- To do -
Transcribe every line exactly and omit anything that is a picture.

##### Data #####

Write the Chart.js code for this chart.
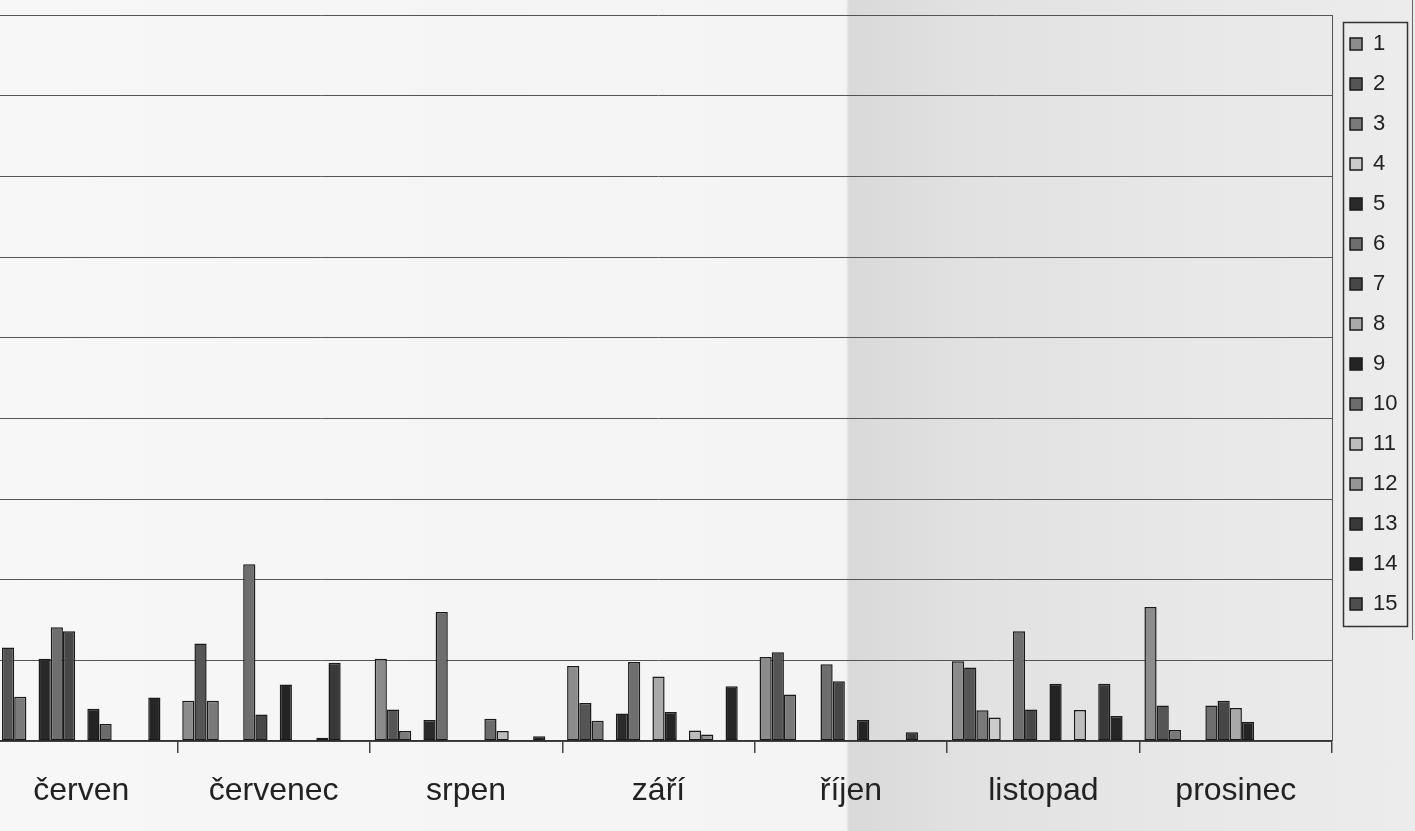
<!DOCTYPE html>
<html><head><meta charset="utf-8">
<script src="https://cdn.jsdelivr.net/npm/chart.js@4.4.1/dist/chart.umd.min.js"></script>
<style>
html,body{margin:0;padding:0;width:1415px;height:831px;overflow:hidden;}
body{position:relative;background:linear-gradient(to right,#f7f7f7 0,#f4f4f4 846px,#d9d9d9 849px,#e1e1e1 960px,#e8e8e8 1200px,#ececec 1415px);}
#c{position:absolute;left:-15px;top:0;}
</style></head><body>
<canvas id="c" width="1430" height="831"></canvas>
<script>
const months = ['červen','červenec','srpen','září','říjen','listopad','prosinec'];
const seriesNames = ['1','2','3','4','5','6','7','8','9','10','11','12','13','14','15'];
const s1  = [null, 5.0, 10.2, 9.3, 10.4, 9.9, 16.6];
const s2  = [11.6, 12.1, 3.9, 4.7, 11.0, 9.1, 4.4];
const s3  = [5.5, 5.0, 1.25, 2.5, 5.75, 3.8, 1.35];
const s4  = [null, null, null, null, null, 2.9, null];
const s5  = [10.2, null, 2.6, 3.4, null, null, null];
const s6  = [14.1, 21.9, 16.0, 9.8, 9.5, 13.6, 4.4];
const s7  = [13.6, 3.3, null, null, 7.4, 3.9, 5.0];
const s8  = [null, null, null, 8.0, null, null, 4.1];
const s9  = [4.0, 7.0, null, 3.6, 2.6, 7.1, 2.4];
const s10 = [2.1, null, 2.75, null, null, null, null];
const s11 = [null, null, 1.25, 1.3, null, 3.85, null];
const s12 = [null, 0.4, null, 0.8, null, null, null];
const s13 = [null, 9.7, null, null, 1.1, 7.1, null];
const s14 = [5.4, null, 0.6, 6.8, null, 3.1, null];
const s15 = [null, null, null, null, null, null, null];
const seriesValues = [s1,s2,s3,s4,s5,s6,s7,s8,s9,s10,s11,s12,s13,s14,s15];
const colors = ['#8c8c8c','#555555','#7a7a7a','#cbcbcb','#2a2a2a','#6e6e6e','#474747','#a9a9a9','#242424','#6c6c6c','#bdbdbd','#959595','#393939','#262626','#4e4e4e'];
const FONT = '"Liberation Sans", Arial, sans-serif';

const frame = {
  id:'frame',
  afterDraw(chart){
    const ctx = chart.ctx, a = chart.chartArea;
    ctx.save();
    ctx.strokeStyle = '#555'; ctx.lineWidth = 1;
    ctx.beginPath(); ctx.moveTo(Math.round(a.right)+0.5, a.top); ctx.lineTo(Math.round(a.right)+0.5, a.bottom); ctx.stroke();
    const hb = chart.legend.legendHitBoxes;
    if (hb && hb.length){
      let l=Infinity,r=-Infinity,t=Infinity,b=-Infinity;
      hb.forEach(h=>{l=Math.min(l,h.left);r=Math.max(r,h.left+h.width);t=Math.min(t,h.top);b=Math.max(b,h.top+h.height);});
      ctx.strokeStyle='#333'; ctx.lineWidth=1.5;
      ctx.strokeRect(Math.round(l-7)+0.5, Math.round(t-11)+0.5, Math.round(r-l+17), Math.round(b-t+22));
    }
    ctx.strokeStyle='#666'; ctx.lineWidth=1;
    ctx.beginPath(); ctx.moveTo(1427.5,0); ctx.lineTo(1427.5,640); ctx.stroke();
    ctx.restore();
  }
};

new Chart(document.getElementById('c'), {
  type:'bar',
  data:{
    labels: months,
    datasets: seriesValues.map((v,i)=>({label:seriesNames[i], data:v, backgroundColor:colors[i]}))
  },
  options:{
    responsive:false, animation:false, devicePixelRatio:1,
    layout:{padding:{top:15,right:7.5,bottom:1.6,left:0}},
    datasets:{bar:{categoryPercentage:0.95,barPercentage:1,borderColor:'#1a1a1a',borderWidth:1.5,borderSkipped:false}},
    plugins:{
      legend:{position:'right',align:'start',labels:{boxWidth:12,boxHeight:12,padding:18,color:'#222',font:{family:FONT,size:22}}},
      tooltip:{enabled:false}
    },
    scales:{
      x:{
        grid:{offset:true,drawOnChartArea:false,drawTicks:true,tickLength:12,color:'#444',lineWidth:1.5},
        border:{display:true,color:'#333',width:1.5},
        ticks:{padding:19,color:'#222',font:{family:FONT,size:32},maxRotation:0,autoSkip:false}
      },
      y:{
        min:0,max:90,
        ticks:{stepSize:10,display:false},
        grid:{color:'#555',lineWidth:1,drawTicks:false},
        border:{display:false}
      }
    }
  },
  plugins:[frame]
});
</script>
</body></html>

#####

- Answer to the exercise -
Write the Chart.js code for this chart.
<!DOCTYPE html>
<html><head><meta charset="utf-8">
<script src="https://cdn.jsdelivr.net/npm/chart.js@4.4.1/dist/chart.umd.min.js"></script>
<style>
html,body{margin:0;padding:0;width:1415px;height:831px;overflow:hidden;}
body{position:relative;background:linear-gradient(to right,#f7f7f7 0,#f4f4f4 846px,#d9d9d9 849px,#e1e1e1 960px,#e8e8e8 1200px,#ececec 1415px);}
#c{position:absolute;left:-15px;top:0;}
</style></head><body>
<canvas id="c" width="1430" height="831"></canvas>
<script>
const months = ['červen','červenec','srpen','září','říjen','listopad','prosinec'];
const seriesNames = ['1','2','3','4','5','6','7','8','9','10','11','12','13','14','15'];
const s1  = [null, 5.0, 10.2, 9.3, 10.4, 9.9, 16.6];
const s2  = [11.6, 12.1, 3.9, 4.7, 11.0, 9.1, 4.4];
const s3  = [5.5, 5.0, 1.25, 2.5, 5.75, 3.8, 1.35];
const s4  = [null, null, null, null, null, 2.9, null];
const s5  = [10.2, null, 2.6, 3.4, null, null, null];
const s6  = [14.1, 21.9, 16.0, 9.8, 9.5, 13.6, 4.4];
const s7  = [13.6, 3.3, null, null, 7.4, 3.9, 5.0];
const s8  = [null, null, null, 8.0, null, null, 4.1];
const s9  = [4.0, 7.0, null, 3.6, 2.6, 7.1, 2.4];
const s10 = [2.1, null, 2.75, null, null, null, null];
const s11 = [null, null, 1.25, 1.3, null, 3.85, null];
const s12 = [null, 0.4, null, 0.8, null, null, null];
const s13 = [null, 9.7, null, null, 1.1, 7.1, null];
const s14 = [5.4, null, 0.6, 6.8, null, 3.1, null];
const s15 = [null, null, null, null, null, null, null];
const seriesValues = [s1,s2,s3,s4,s5,s6,s7,s8,s9,s10,s11,s12,s13,s14,s15];
const colors = ['#8c8c8c','#555555','#7a7a7a','#cbcbcb','#2a2a2a','#6e6e6e','#474747','#a9a9a9','#242424','#6c6c6c','#bdbdbd','#959595','#393939','#262626','#4e4e4e'];
const FONT = '"Liberation Sans", Arial, sans-serif';

const frame = {
  id:'frame',
  afterDraw(chart){
    const ctx = chart.ctx, a = chart.chartArea;
    ctx.save();
    ctx.strokeStyle = '#555'; ctx.lineWidth = 1;
    ctx.beginPath(); ctx.moveTo(Math.round(a.right)+0.5, a.top); ctx.lineTo(Math.round(a.right)+0.5, a.bottom); ctx.stroke();
    const hb = chart.legend.legendHitBoxes;
    if (hb && hb.length){
      let l=Infinity,r=-Infinity,t=Infinity,b=-Infinity;
      hb.forEach(h=>{l=Math.min(l,h.left);r=Math.max(r,h.left+h.width);t=Math.min(t,h.top);b=Math.max(b,h.top+h.height);});
      ctx.strokeStyle='#333'; ctx.lineWidth=1.5;
      ctx.strokeRect(Math.round(l-7)+0.5, Math.round(t-11)+0.5, Math.round(r-l+17), Math.round(b-t+22));
    }
    ctx.strokeStyle='#666'; ctx.lineWidth=1;
    ctx.beginPath(); ctx.moveTo(1427.5,0); ctx.lineTo(1427.5,640); ctx.stroke();
    ctx.restore();
  }
};

new Chart(document.getElementById('c'), {
  type:'bar',
  data:{
    labels: months,
    datasets: seriesValues.map((v,i)=>({label:seriesNames[i], data:v, backgroundColor:colors[i]}))
  },
  options:{
    responsive:false, animation:false, devicePixelRatio:1,
    layout:{padding:{top:15,right:7.5,bottom:1.6,left:0}},
    datasets:{bar:{categoryPercentage:0.95,barPercentage:1,borderColor:'#1a1a1a',borderWidth:1.5,borderSkipped:false}},
    plugins:{
      legend:{position:'right',align:'start',labels:{boxWidth:12,boxHeight:12,padding:18,color:'#222',font:{family:FONT,size:22}}},
      tooltip:{enabled:false}
    },
    scales:{
      x:{
        grid:{offset:true,drawOnChartArea:false,drawTicks:true,tickLength:12,color:'#444',lineWidth:1.5},
        border:{display:true,color:'#333',width:1.5},
        ticks:{padding:19,color:'#222',font:{family:FONT,size:32},maxRotation:0,autoSkip:false}
      },
      y:{
        min:0,max:90,
        ticks:{stepSize:10,display:false},
        grid:{color:'#555',lineWidth:1,drawTicks:false},
        border:{display:false}
      }
    }
  },
  plugins:[frame]
});
</script>
</body></html>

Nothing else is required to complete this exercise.